### WHAT TO WORK ON
Copy out each line of the data that holds the word "chart".

### COLLECTED DATA
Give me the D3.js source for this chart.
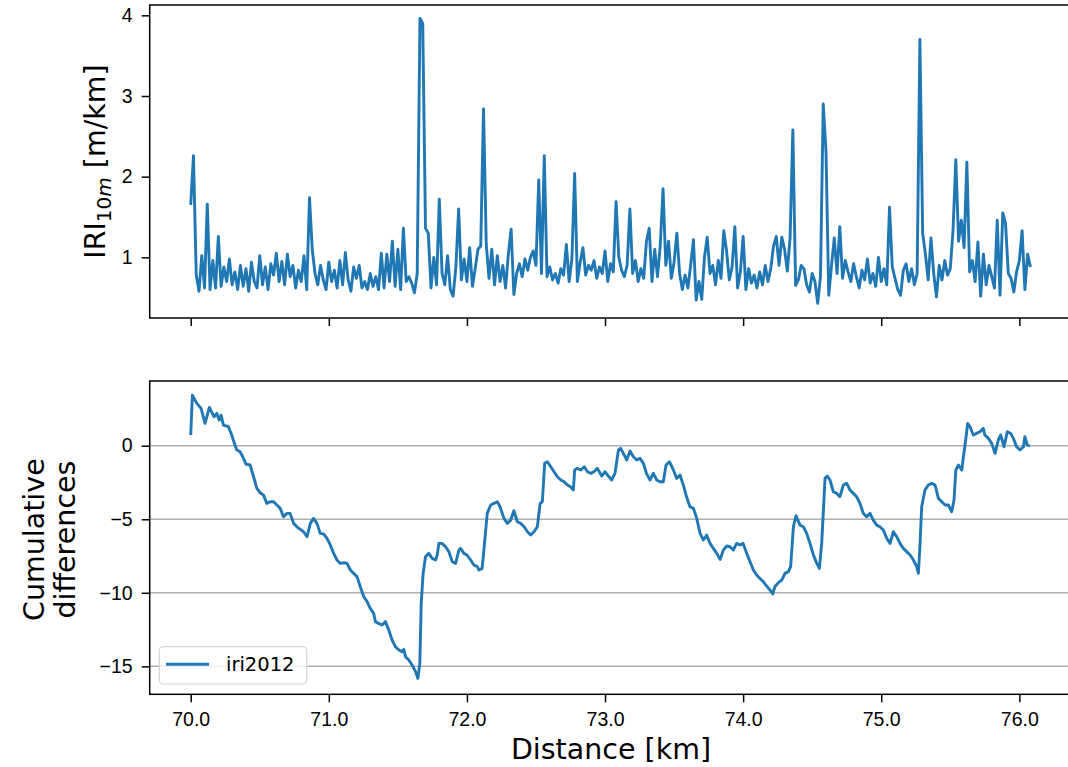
<!DOCTYPE html>
<html lang="en">
<head>
  <meta charset="UTF-8" />
  <title>IRI and cumulative differences</title>
  <style>
    body {
      margin: 0;
      background: #fff;
    }
    svg {
      display: block;
      font-family: 'DejaVu Sans', sans-serif;
    }
    .tick text {
      font-size: 19.5px;
      fill: #000;
    }
    .tick line {
      stroke: #000;
      stroke-width: 1.5px;
    }
    .frame {
      fill: none;
      stroke: #000;
      stroke-width: 1.5px;
    }
    .grid {
      stroke: #b0b0b0;
      stroke-width: 1.5px;
    }
    .series {
      fill: none;
      stroke: #1f77b4;
      stroke-width: 2.9px;
      stroke-linejoin: round;
    }
    .label {
      font-size: 28.5px;
      fill: #000;
    }
  </style>
</head>
<body>
  <svg id="chart" width="1068" height="767"></svg>

  <script src="https://cdnjs.cloudflare.com/ajax/libs/d3/7.8.5/d3.min.js"></script>
  <script>
    const iriStartKm = 70.0;
    const iriStepKm = 0.02;
    const iriValues = [
      1.65, 2.26, 0.78, 0.58, 1.02,  0.62, 1.66, 0.60, 0.96, 0.62,
      1.26, 0.64, 0.88, 0.70, 0.98,  0.66, 0.82, 0.60, 0.90, 0.64,
      0.86, 0.58, 0.94, 0.70, 0.62,  1.02, 0.66, 0.88, 0.60, 0.92,
      0.78, 1.05, 0.70, 0.95, 0.66,  1.04, 0.76, 0.90, 0.62, 0.84,
      0.70, 1.02, 0.60, 1.74, 1.10,  0.80, 0.66, 0.90, 0.72, 0.60,
      0.94, 0.70, 0.84, 0.62, 0.96,  0.66, 1.06, 0.72, 0.58, 0.88,
      0.74, 0.90, 0.62, 0.70, 0.60,  0.80, 0.64, 0.76, 0.60, 1.05,
      0.62, 1.04, 0.70, 1.20, 0.64,  1.10, 0.60, 1.36, 0.70, 0.76,
      0.68, 0.56, 0.80, 3.96, 3.90,  1.36, 1.30, 0.62, 1.00, 0.66,
      1.72, 0.80, 0.66, 1.02, 0.60,  0.52, 0.88, 1.60, 0.72, 0.98,
      0.70, 1.12, 0.64, 0.86, 1.10,  1.14, 2.84, 1.16, 0.74, 1.10,
      0.66, 1.02, 0.70, 0.90, 0.62,  1.04, 1.35, 0.54, 0.80, 0.92,
      0.76, 0.98, 0.84, 1.00, 1.08,  0.90, 1.96, 0.80, 2.26, 0.76,
      0.88, 0.72, 0.80, 0.68, 0.86,  0.78, 1.16, 0.70, 0.98, 2.04,
      0.70, 0.94, 1.12, 0.78, 0.90,  0.84, 0.96, 0.74, 0.88, 0.80,
      1.08, 0.70, 0.92, 0.82, 1.69,  1.00, 0.84, 0.76, 0.90, 1.60,
      0.80, 0.96, 0.70, 0.86, 0.74,  1.20, 1.36, 0.70, 1.10, 0.76,
      1.15, 1.85, 0.90, 1.20, 0.74,  0.94, 1.30, 0.80, 0.60, 0.78,
      0.62, 0.90, 1.22, 0.47, 0.70,  0.48, 1.00, 1.25, 0.80, 0.90,
      0.66, 0.96, 0.74, 1.33, 1.08,  0.72, 0.88, 1.38, 0.62, 0.82,
      1.26, 0.60, 0.86, 0.68, 0.78,  0.62, 0.82, 0.66, 0.90, 0.70,
      0.86, 1.14, 1.26, 0.90, 1.25,  1.10, 0.83, 1.24, 2.58, 0.65,
      0.72, 0.90, 0.86, 0.66, 0.57,  0.80, 0.70, 0.43, 0.76, 2.90,
      2.31, 0.53, 0.90, 1.24, 0.80,  1.38, 0.74, 0.96, 0.82, 0.70,
      0.92, 0.76, 0.62, 0.84, 0.72,  0.98, 0.68, 0.80, 0.64, 1.00,
      0.70, 0.86, 0.66, 1.62, 0.88,  0.74, 0.60, 0.53, 0.84, 0.92,
      0.70, 0.86, 0.66, 0.80, 3.70,  1.30, 1.04, 0.72, 1.24, 0.80,
      0.51, 0.90, 0.72, 0.96, 0.78,  0.86, 1.34, 2.21, 1.20, 1.46,
      1.12, 2.18, 0.82, 0.96, 0.70,  1.19, 0.52, 1.04, 0.66, 0.90,
      0.76, 0.62, 1.46, 0.53, 1.55,  1.42, 0.80, 0.74, 0.57, 0.82,
      0.96, 1.33, 0.60, 1.04, 0.88
    ];

    // cumulative differences, [km, value]
    const cumPoints = [
      [70.000, 0.73], [70.012, 3.44], [70.044, 2.88], [70.075, 2.54], [70.104, 1.52], [70.135, 2.60], [70.169, 1.97], [70.189, 2.20], [70.206, 1.74], [70.220, 2.08],
      [70.237, 1.40], [70.273, 1.29], [70.297, 0.73], [70.320, 0.05], [70.334, -0.29], [70.358, -0.41], [70.382, -0.86], [70.400, -1.25], [70.430, -1.31], [70.455, -2.11],
      [70.479, -2.90], [70.503, -3.20], [70.527, -3.36], [70.551, -3.92], [70.575, -3.81], [70.600, -3.81], [70.624, -4.03], [70.648, -4.26], [70.672, -4.83], [70.697, -4.60],
      [70.720, -4.60], [70.745, -5.28], [70.769, -5.51], [70.793, -5.69], [70.817, -5.85], [70.842, -6.19], [70.866, -5.28], [70.890, -4.94], [70.914, -5.28], [70.938, -5.96],
      [70.962, -6.00], [70.987, -6.30], [71.011, -6.75], [71.035, -7.32], [71.059, -7.77], [71.083, -8.00], [71.108, -7.96], [71.132, -8.00], [71.156, -8.45], [71.180, -8.68],
      [71.204, -8.90], [71.228, -9.59], [71.253, -10.27], [71.277, -10.60], [71.300, -11.06], [71.325, -11.40], [71.337, -11.96], [71.360, -12.08], [71.386, -12.19], [71.410, -11.96],
      [71.434, -12.53], [71.458, -13.21], [71.482, -13.66], [71.507, -13.89], [71.530, -14.00], [71.543, -13.85], [71.555, -14.34], [71.579, -14.57], [71.603, -14.91], [71.628, -15.36],
      [71.645, -15.82], [71.659, -14.80], [71.669, -10.72], [71.683, -8.68], [71.700, -7.55], [71.724, -7.32], [71.748, -7.66], [71.773, -7.77], [71.785, -7.43], [71.797, -6.64],
      [71.820, -6.64], [71.845, -6.87], [71.869, -7.20], [71.894, -7.89], [71.918, -8.00], [71.942, -7.09], [71.954, -6.98], [71.978, -7.32], [72.000, -7.43], [72.027, -7.77],
      [72.050, -8.11], [72.075, -8.22], [72.087, -8.45], [72.110, -8.34], [72.123, -7.09], [72.147, -4.60], [72.172, -4.03], [72.196, -3.92], [72.220, -3.81], [72.240, -4.15],
      [72.268, -4.94], [72.293, -5.28], [72.317, -5.06], [72.340, -4.42], [72.365, -5.17], [72.389, -5.28], [72.414, -5.51], [72.438, -5.85], [72.462, -6.07], [72.486, -5.85],
      [72.510, -5.51], [72.530, -3.92], [72.546, -3.81], [72.563, -1.20], [72.583, -1.09], [72.607, -1.43], [72.631, -1.77], [72.655, -2.11], [72.680, -2.33], [72.704, -2.45],
      [72.728, -2.67], [72.750, -2.79], [72.771, -3.01], [72.780, -1.65], [72.800, -1.54], [72.825, -1.65], [72.850, -1.43], [72.873, -1.77], [72.897, -1.88], [72.920, -1.77],
      [72.945, -1.54], [72.976, -2.06], [73.000, -1.77], [73.024, -2.06], [73.048, -2.33], [73.072, -1.88], [73.097, -0.29], [73.113, -0.18], [73.133, -0.52], [73.157, -0.97],
      [73.181, -0.36], [73.205, -0.75], [73.230, -0.97], [73.253, -0.86], [73.278, -1.20], [73.300, -1.88], [73.326, -2.33], [73.350, -1.88], [73.374, -2.33], [73.398, -2.45],
      [73.422, -2.45], [73.442, -1.31], [73.466, -1.09], [73.495, -1.65], [73.519, -2.22], [73.543, -2.00], [73.567, -2.67], [73.590, -3.47], [73.615, -4.15], [73.640, -4.26],
      [73.664, -4.94], [73.688, -5.96], [73.712, -6.41], [73.736, -6.07], [73.760, -6.64], [73.784, -6.98], [73.809, -7.32], [73.833, -7.73], [73.857, -7.09], [73.881, -6.82],
      [73.905, -6.87], [73.929, -7.09], [73.953, -6.64], [73.978, -6.75], [74.000, -6.64], [74.026, -7.32], [74.050, -7.89], [74.074, -8.45], [74.098, -8.79], [74.122, -9.02],
      [74.147, -9.25], [74.170, -9.54], [74.195, -9.82], [74.214, -10.08], [74.230, -9.59], [74.255, -9.31], [74.280, -9.13], [74.303, -8.68], [74.328, -8.56], [74.344, -8.22],
      [74.364, -5.50], [74.383, -4.76], [74.412, -5.40], [74.436, -5.51], [74.460, -5.96], [74.484, -6.64], [74.509, -7.43], [74.533, -8.00], [74.552, -8.34], [74.569, -6.64],
      [74.593, -2.22], [74.610, -2.06], [74.629, -2.33], [74.653, -3.13], [74.678, -3.24], [74.700, -3.47], [74.726, -2.67], [74.750, -2.56], [74.774, -3.01], [74.798, -3.24],
      [74.822, -3.47], [74.846, -3.92], [74.870, -4.60], [74.895, -4.83], [74.919, -4.60], [74.943, -5.06], [74.967, -5.40], [74.990, -5.51], [75.015, -5.73], [75.040, -6.30],
      [75.064, -6.64], [75.088, -5.85], [75.112, -6.19], [75.136, -6.64], [75.160, -6.98], [75.184, -7.20], [75.209, -7.43], [75.233, -7.77], [75.257, -8.22], [75.269, -8.68],
      [75.280, -6.87], [75.293, -4.15], [75.317, -3.00], [75.341, -2.67], [75.365, -2.56], [75.390, -2.67], [75.414, -3.58], [75.438, -3.81], [75.462, -4.03], [75.486, -4.03],
      [75.510, -4.49], [75.527, -3.70], [75.540, -1.65], [75.559, -1.31], [75.583, -1.65], [75.595, -0.75], [75.607, 0.05], [75.626, 1.52], [75.643, 1.29], [75.667, 0.73],
      [75.690, 0.84], [75.715, 0.95], [75.739, 1.18], [75.750, 0.73], [75.776, 0.50], [75.800, 0.16], [75.824, -0.52], [75.848, 0.39], [75.865, 0.73], [75.889, -0.07],
      [75.913, 0.95], [75.937, 0.84], [75.957, 0.50], [75.980, -0.07], [76.005, -0.29], [76.030, -0.07], [76.040, 0.61], [76.058, 0.05], [76.077, -0.02]
    ];

    const xTicks = [70, 71, 72, 73, 74, 75, 76];
    const iriTicks = [1, 2, 3, 4];
    const cumTicks = [-15, -10, -5, 0];
    const seriesName = "iri2012";

    // axis limits as seen on the figure
    const xDomain = [69.703, 76.39];
    const iriDomain = [0.248, 4.128];
    const cumDomain = [-16.90, 4.40];

    const left = 149.7, right = 1073.2;
    const top1 = 5, bottom1 = 318;
    const top2 = 381, bottom2 = 694.3;

    const svg = d3.select("#chart");

    const x = d3.scaleLinear().domain(xDomain).range([left, right]);
    const yIri = d3.scaleLinear().domain(iriDomain).range([bottom1, top1]);
    const yCum = d3.scaleLinear().domain(cumDomain).range([bottom2, top2]);

    const iriData = iriValues.map((v, i) => ({ km: iriStartKm + i * iriStepKm, v }));
    const cumData = cumPoints.map(([km, v]) => ({ km, v }));

    function styleAxis(g) {
      g.select(".domain").remove();
      g.selectAll(".tick text").attr("font-family", null).attr("font-size", null);
    }

    // ---- top panel ----
    svg.append("g")
      .attr("transform", `translate(0,${bottom1})`)
      .call(d3.axisBottom(x).tickValues(xTicks).tickSize(8).tickFormat(""))
      .call(styleAxis);

    svg.append("g")
      .attr("transform", `translate(${left},0)`)
      .call(d3.axisLeft(yIri).tickValues(iriTicks).tickSize(8).tickPadding(9).tickFormat(d3.format("d")))
      .call(styleAxis);

    svg.append("path")
      .datum(iriData)
      .attr("class", "series")
      .attr("d", d3.line().x(d => x(d.km)).y(d => yIri(d.v)));

    svg.append("rect")
      .attr("class", "frame")
      .attr("x", left).attr("y", top1)
      .attr("width", right - left).attr("height", bottom1 - top1);

    svg.append("text")
      .attr("class", "label")
      .attr("text-anchor", "middle")
      .attr("transform", `translate(105,${(top1 + bottom1) / 2}) rotate(-90)`)
      .call(t => {
        t.append("tspan").text("IRI");
        t.append("tspan").attr("dy", 6).attr("font-size", 20).text("10");
        t.append("tspan").attr("font-size", 20).attr("font-style", "italic").text("m");
        t.append("tspan").attr("dy", -6).text(" [m/km]");
      });

    // ---- bottom panel ----
    svg.append("g")
      .selectAll("line")
      .data(cumTicks)
      .join("line")
      .attr("class", "grid")
      .attr("x1", left).attr("x2", right)
      .attr("y1", d => yCum(d)).attr("y2", d => yCum(d));

    svg.append("g")
      .attr("transform", `translate(0,${bottom2})`)
      .call(d3.axisBottom(x).tickValues(xTicks).tickSize(8).tickPadding(9.5).tickFormat(d3.format(".1f")))
      .call(styleAxis);

    svg.append("g")
      .attr("transform", `translate(${left},0)`)
      .call(d3.axisLeft(yCum).tickValues(cumTicks).tickSize(8).tickPadding(9).tickFormat(d3.format("d")))
      .call(styleAxis);

    svg.append("path")
      .datum(cumData)
      .attr("class", "series")
      .attr("d", d3.line().x(d => x(d.km)).y(d => yCum(d.v)));

    svg.append("rect")
      .attr("class", "frame")
      .attr("x", left).attr("y", top2)
      .attr("width", right - left).attr("height", bottom2 - top2);

    const midCum = (top2 + bottom2) / 2 + 2;
    ["Cumulative", "differences"].forEach((line, i) => {
      svg.append("text")
        .attr("class", "label")
        .attr("text-anchor", "middle")
        .attr("transform", `translate(${43.5 + i * 31},${midCum}) rotate(-90)`)
        .text(line);
    });

    svg.append("text")
      .attr("class", "label")
      .attr("text-anchor", "middle")
      .attr("x", 611)
      .attr("y", 759)
      .text("Distance [km]");

    // legend
    const legend = svg.append("g");
    legend.append("rect")
      .attr("x", 159.3).attr("y", 646.7)
      .attr("width", 147.4).attr("height", 37.3)
      .attr("rx", 4)
      .attr("fill", "#fff").attr("fill-opacity", 0.8)
      .attr("stroke", "#d5d5d5").attr("stroke-width", 1.2);
    legend.append("line")
      .attr("x1", 166).attr("x2", 209)
      .attr("y1", 664.3).attr("y2", 664.3)
      .attr("stroke", "#1f77b4").attr("stroke-width", 2.9);
    legend.append("text")
      .attr("x", 226).attr("y", 671.3)
      .attr("font-size", 19.5)
      .text(seriesName);
  </script>
</body>
</html>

### SOLUTION
Give me the D3.js source for this chart.
  <svg id="chart" width="1068" height="767"></svg>
    const svg = d3.select("#chart");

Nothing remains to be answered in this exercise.